Norman Allatt

Norman Allatt was a shoe machine operator in Toronto in January 1915, when he joined the Canadian Expeditionary Force as a private with the 35th (Toronto) Infantry Battalion. Born in Dewsbury, Yorkshire, on 7 December 1892 to Fred and Anne Allatt, he was third of four children. At the age of fourteen, Norman arrived in Toronto with his family, settling on Victoria Park Avenue. By the time he enlisted in the army at the age of 22, Allatt measured 163 cm and had hazel eyes, black hair, and a dark complexion. By August 1915, after basic training in Toronto, Montreal, and Niagara, he sailed overseas for advanced training in Dibgate Camp in Chatham-Kent. Here, with occasional visits to his family’s Yorkshire home, he learnt bayonetting, sniping, and “Trench digging + bomb throwing.” 

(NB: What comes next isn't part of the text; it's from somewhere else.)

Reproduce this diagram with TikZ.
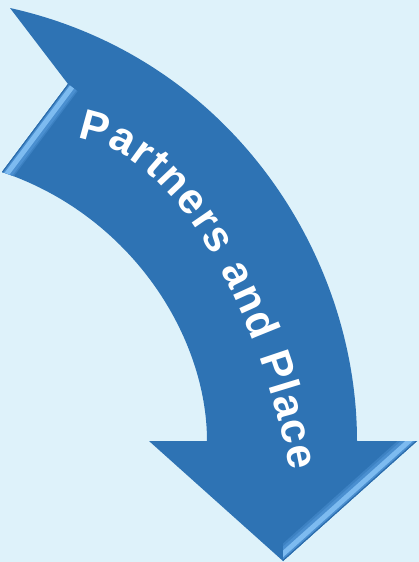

Allatt was assigned to the 14th Battalion, Royal Montreal Regiment, and remained with them throughout the war, eventually working as a sniper. Sniping, which typically involved rifles with telescopic sight, landed Allatt in the line of fire many times, one instance being on 20 May 1916 when he suffered a “slight wound on head with a[n] [enemy] sniper.” His diary captures dramatic frontline events, jotted in crystallized filmic fragments, as he records on 12 November 1915: “Went up to front line to fix an officers dug out. Went through water knee deep./ At night on a ration party had a machine gun turned on us. Laid down in road.” There are also poignant moments of witnessing death, as when he stands guard on the night of 15 October 1915: “[Helped] to carry soldier on stretcher. Fell down cliff./ Died a little later with fractured skull.” 

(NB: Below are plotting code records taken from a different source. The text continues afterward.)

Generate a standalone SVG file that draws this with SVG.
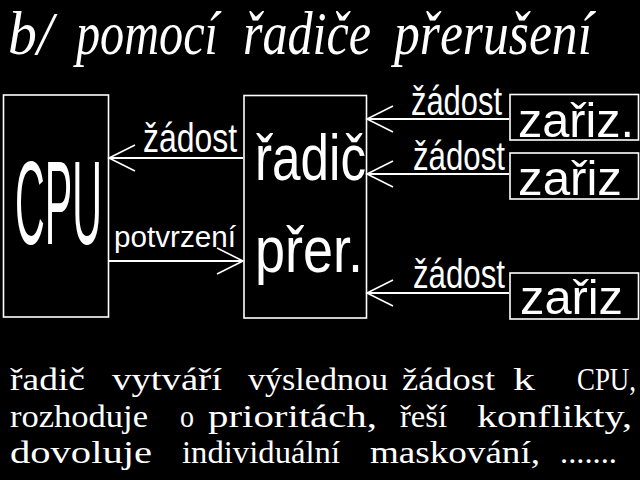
<svg xmlns="http://www.w3.org/2000/svg" width="640" height="480" viewBox="0 0 640 480">
<style>
.box{fill:none;stroke:#fff;stroke-width:1.6}
.conn{stroke:#fff;stroke-width:2;fill:none}
.s{font-family:"Liberation Sans",Arial,sans-serif;fill:#fff}
.r{font-family:"Liberation Serif","Times New Roman",serif;fill:#fff;font-size:32px}
.t{font-family:"Liberation Serif","Times New Roman",serif;font-style:italic;fill:#fff;font-size:62px}
</style>
<defs>
<marker id="ah" markerUnits="userSpaceOnUse" viewBox="-28 -15 30 30" refX="0" refY="0" markerWidth="30" markerHeight="30" orient="auto">
<path d="M-26,-13 L0,0 L-26,13" fill="none" stroke="#fff" stroke-width="1.6"/>
</marker>
</defs>
<rect width="640" height="480" fill="#000"/>
<g id="title">
<text class="t" x="8" y="54" textLength="45" lengthAdjust="spacingAndGlyphs">b/</text>
<text class="t" x="76" y="54" textLength="142" lengthAdjust="spacingAndGlyphs">pomocí</text>
<text class="t" x="243" y="54" textLength="128" lengthAdjust="spacingAndGlyphs">řadiče</text>
<text class="t" x="394" y="54" textLength="198" lengthAdjust="spacingAndGlyphs">přerušení</text>
</g>
<g id="cpu">
<rect class="box" x="3.5" y="95" width="105" height="222"/>
<text class="s" transform="translate(15,244) scale(0.349,1)" font-size="118">CPU</text>
</g>
<g id="radic">
<rect class="box" x="244" y="95.5" width="122.5" height="222.5"/>
<text class="s" x="255" y="180" font-size="64" textLength="111" lengthAdjust="spacingAndGlyphs">řadič</text>
<text class="s" x="255" y="272" font-size="64" textLength="108" lengthAdjust="spacingAndGlyphs">přer.</text>
</g>
<g id="zariz1">
<rect class="box" x="510" y="94.5" width="128.5" height="45.5"/>
<text class="s" x="518" y="137" font-size="48" textLength="116" lengthAdjust="spacingAndGlyphs">zařiz.</text>
</g>
<g id="zariz2">
<rect class="box" x="510" y="153" width="128.5" height="46"/>
<text class="s" x="518" y="195" font-size="48" textLength="104" lengthAdjust="spacingAndGlyphs">zařiz</text>
</g>
<g id="zariz3">
<rect class="box" x="510" y="273" width="128.5" height="46"/>
<text class="s" x="520" y="314" font-size="48" textLength="103" lengthAdjust="spacingAndGlyphs">zařiz</text>
</g>
<g id="connectors">
<line class="conn" x1="509" y1="119" x2="367" y2="119" marker-end="url(#ah)"/>
<line class="conn" x1="509" y1="174" x2="367" y2="174" marker-end="url(#ah)"/>
<line class="conn" x1="509" y1="293" x2="367" y2="293" marker-end="url(#ah)"/>
<line class="conn" x1="243" y1="158" x2="109" y2="158" marker-end="url(#ah)"/>
<line class="conn" x1="109" y1="261" x2="243" y2="261" marker-end="url(#ah)"/>
<text class="s" x="411" y="115" font-size="40" textLength="91" lengthAdjust="spacingAndGlyphs">žádost</text>
<text class="s" x="413" y="170" font-size="40" textLength="92" lengthAdjust="spacingAndGlyphs">žádost</text>
<text class="s" x="413" y="288" font-size="40" textLength="92" lengthAdjust="spacingAndGlyphs">žádost</text>
<text class="s" x="143" y="152" font-size="40" textLength="94" lengthAdjust="spacingAndGlyphs">žádost</text>
<text class="s" x="114" y="247" font-size="30" textLength="122" lengthAdjust="spacingAndGlyphs">potvrzení</text>
</g>
<g id="description">
<text class="r" x="10" y="390" textLength="75" lengthAdjust="spacingAndGlyphs">řadič</text>
<text class="r" x="112" y="390" textLength="110" lengthAdjust="spacingAndGlyphs">vytváří</text>
<text class="r" x="248" y="390" textLength="140" lengthAdjust="spacingAndGlyphs">výslednou</text>
<text class="r" x="402" y="390" textLength="93" lengthAdjust="spacingAndGlyphs">žádost</text>
<text class="r" x="513" y="390" textLength="22" lengthAdjust="spacingAndGlyphs">k</text>
<text class="r" transform="translate(577,390) scale(0.84,1)">CPU,</text>
<text class="r" x="10" y="427" textLength="138" lengthAdjust="spacingAndGlyphs">rozhoduje</text>
<text class="r" x="180" y="427" textLength="14" lengthAdjust="spacingAndGlyphs">o</text>
<text class="r" x="208" y="427" textLength="169" lengthAdjust="spacingAndGlyphs">prioritách,</text>
<text class="r" x="400" y="427" textLength="47" lengthAdjust="spacingAndGlyphs">řeší</text>
<text class="r" x="477" y="427" textLength="155" lengthAdjust="spacingAndGlyphs">konflikty,</text>
<text class="r" x="10" y="463" textLength="142" lengthAdjust="spacingAndGlyphs">dovoluje</text>
<text class="r" x="182" y="463" textLength="158" lengthAdjust="spacingAndGlyphs">individuální</text>
<text class="r" x="370" y="463" textLength="170" lengthAdjust="spacingAndGlyphs">maskování,</text>
<text class="r" x="560" y="463" textLength="57" lengthAdjust="spacingAndGlyphs">.......</text>
</g>
</svg>
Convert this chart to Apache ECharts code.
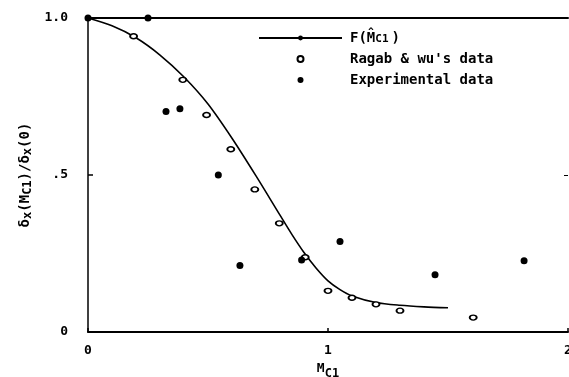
<!DOCTYPE html>
<html>
<head>
<meta charset="utf-8">
<script src="https://cdn.jsdelivr.net/npm/echarts@6/dist/echarts.min.js"></script>
<style>
  html, body { margin: 0; padding: 0; background: #fff; }
  #chart { width: 569px; height: 377px; }
</style>
</head>
<body>
<div id="chart"></div>
<script>
// Model curve F(M̂c1)
const curveX = [0, 0.1, 0.2, 0.3, 0.4, 0.5, 0.6, 0.7, 0.8, 0.85, 0.9, 0.95, 1.0, 1.05, 1.1, 1.2, 1.3, 1.4, 1.5];
const curveY = [1.0, 0.975, 0.937, 0.882, 0.812, 0.726, 0.617, 0.497, 0.372, 0.31, 0.253, 0.204, 0.163, 0.135, 0.115, 0.094, 0.085, 0.08, 0.077];

// Ragab & Wu's data
const ragabX = [0.19, 0.395, 0.494, 0.595, 0.695, 0.797, 0.905, 1.0, 1.1, 1.2, 1.3, 1.605];
const ragabY = [0.942, 0.803, 0.691, 0.582, 0.454, 0.346, 0.238, 0.131, 0.109, 0.088, 0.068, 0.046];

// Experimental data
const expX = [0, 0.25, 0.325, 0.383, 0.543, 0.633, 0.89, 1.05, 1.446, 1.817];
const expY = [1.0, 1.0, 0.702, 0.711, 0.5, 0.212, 0.229, 0.288, 0.182, 0.227];

// Axis tick labels
const xTickLabels = { 0: '0', 1: '1', 2: '2' };
const yTickLabels = { 0: '0', 0.5: '.5', 1: '1.0' };

const curveName = 'F(M̂C1)';
const ragabName = "Ragab & wu's data";
const expName = 'Experimental data';

const FONT = '"DejaVu Sans Mono", "Liberation Mono", monospace';
const pair = (xs, ys) => xs.map((x, i) => [x, ys[i]]);

const chart = echarts.init(document.getElementById('chart'), null, { renderer: 'canvas' });

chart.setOption({
  animation: false,
  backgroundColor: '#fff',
  grid: { left: 88, right: 1, top: 18, bottom: 45, containLabel: false, outerBoundsMode: 'none' },
  legend: {
    orient: 'vertical',
    left: 258,
    top: 30,
    padding: 0,
    itemWidth: 83,
    itemHeight: 6,
    itemGap: 7,
    selectedMode: false,
    data: [curveName, ragabName, expName],
    formatter: function (name) {
      if (name === curveName) return '{n|F(M̂}{s|C1}{n|)}';
      return '{n|' + name + '}';
    },
    textStyle: {
      color: '#000',
      fontFamily: FONT,
      fontWeight: 'bold',
      fontSize: 14,
      rich: {
        n: { fontFamily: FONT, fontWeight: 'bold', fontSize: 14, lineHeight: 14, color: '#000', padding: [0, 0, 0, 3] },
        s: { fontFamily: FONT, fontWeight: 'bold', fontSize: 11, lineHeight: 14, color: '#000', verticalAlign: 'bottom', padding: [4, 0, 0, 0] }
      }
    }
  },
  xAxis: [
    {
      type: 'value', position: 'bottom', min: 0, max: 2, interval: 1,
      axisLine: { show: true, onZero: false, lineStyle: { color: '#000', width: 2 } },
      axisTick: { show: true, inside: true, length: 4, lineStyle: { color: '#000', width: 1.5 } },
      splitLine: { show: false },
      axisLabel: {
        margin: 12, color: '#000', fontFamily: FONT, fontWeight: 'bold', fontSize: 13,
        formatter: v => xTickLabels[v] ?? '', showMaxLabel: true, showMinLabel: true
      },
      name: '{m|M}{s|C1}',
      nameLocation: 'middle',
      nameGap: 26,
      nameTextStyle: {
        rich: {
          m: { fontFamily: FONT, fontWeight: 'bold', fontSize: 13, lineHeight: 18, color: '#000', verticalAlign: 'top' },
          s: { fontFamily: FONT, fontWeight: 'bold', fontSize: 12, lineHeight: 18, color: '#000', verticalAlign: 'bottom', padding: [6, 0, 0, 0] }
        }
      }
    },
    {
      type: 'value', position: 'top', min: 0, max: 2, interval: 1,
      axisLine: { show: true, onZero: false, lineStyle: { color: '#000', width: 2 } },
      axisTick: { show: false },
      axisLabel: { show: false },
      splitLine: { show: false }
    }
  ],
  yAxis: [
    {
      type: 'value', position: 'left', min: 0, max: 1, interval: 0.5,
      axisLine: { show: true, onZero: false, lineStyle: { color: '#000', width: 1.5 } },
      axisTick: { show: true, inside: true, length: 5, lineStyle: { color: '#000', width: 1.5 } },
      splitLine: { show: false },
      axisLabel: {
        margin: 20, color: '#000', fontFamily: FONT, fontWeight: 'bold', fontSize: 13,
        formatter: v => yTickLabels[v] ?? ''
      },
      name: 'δ{s|x}(M{s|C1})/δ{s|x}(0)',
      nameLocation: 'middle',
      nameRotate: 90,
      nameGap: 50,
      nameTextStyle: {
        color: '#000', fontFamily: FONT, fontWeight: 'bold', fontSize: 14,
        rich: {
          s: { fontFamily: FONT, fontWeight: 'bold', fontSize: 12, color: '#000', verticalAlign: 'bottom', padding: [5, 0, 0, 0] }
        }
      }
    },
    {
      type: 'value', position: 'right', min: 0, max: 1, interval: 0.5,
      axisLine: { show: false, onZero: false },
      axisTick: { show: true, inside: true, length: 4, lineStyle: { color: '#000', width: 1 } },
      axisLabel: { show: false },
      splitLine: { show: false }
    }
  ],
  series: [
    {
      name: curveName,
      type: 'line',
      xAxisIndex: 0, yAxisIndex: 0,
      data: pair(curveX, curveY),
      smooth: 0.3,
      symbol: 'none',
      lineStyle: { color: '#000', width: 1.6 },
      itemStyle: { color: '#000' },
      z: 2
    },
    {
      name: ragabName,
      type: 'scatter',
      xAxisIndex: 0, yAxisIndex: 0,
      data: pair(ragabX, ragabY),
      symbol: 'circle',
      symbolSize: [7, 5],
      itemStyle: { color: '#fff', borderColor: '#000', borderWidth: 1.6, opacity: 1 },
      z: 3
    },
    {
      name: expName,
      type: 'scatter',
      xAxisIndex: 0, yAxisIndex: 0,
      data: pair(expX, expY),
      symbol: 'circle',
      symbolSize: 7,
      itemStyle: { color: '#000', opacity: 1 },
      z: 4
    }
  ]
});
</script>
</body>
</html>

Allatt recorded these personal frontline experiences in three leather-bound diaries as well as a smaller leather-bound notebook from the years 1914 to 1916. His diaries are dated covering Allatt’s everyday experiences, including marches and drills, sniper training, and fighting in trench battles. His undated notebook provides handwritten records on war tactics, protocols, and firing logistics—but it also moves the reader with its pressed flowers, leaves, and caricature drawings by Allatt himself. 

Allatt was stationed in France near the Belgian border when the war ended on 11 November 1918. After his return home, he stayed with his parents at their Victoria Park Avenue home and took up his previous job as a shoe machine operator. During the war, Allatt had maintained correspondence with Gertrude (Gertie) May Benford. The pair married on 5 May 1920 and followed her parents to Detroit in 1923, where they eventually settled, Allatt working diverse jobs within retail. He died in January 1976, while Gertrude died the next January 1977.

Norman Allatt’s diaries are housed at the McMaster University Library. The materials were donated by his surviving nephew, David Allatt, in April 2009 and January 2015.


Bibliography

Allatt, Norman. Diary of Norman Allatt, ca. 1914–16. Pencil and ink on paper. Unpublished manuscript, 3 volumes. Norman Allatt fonds, McMaster Library Archives, RC0494.

Krentz, Anna. "Pressed Flowers and Snake Weights: Digitizing Norman Allatt’s War Diaries." Operation Canada.

Personnel Records of the First World War - CEF 205196a. Library and Archives Canada.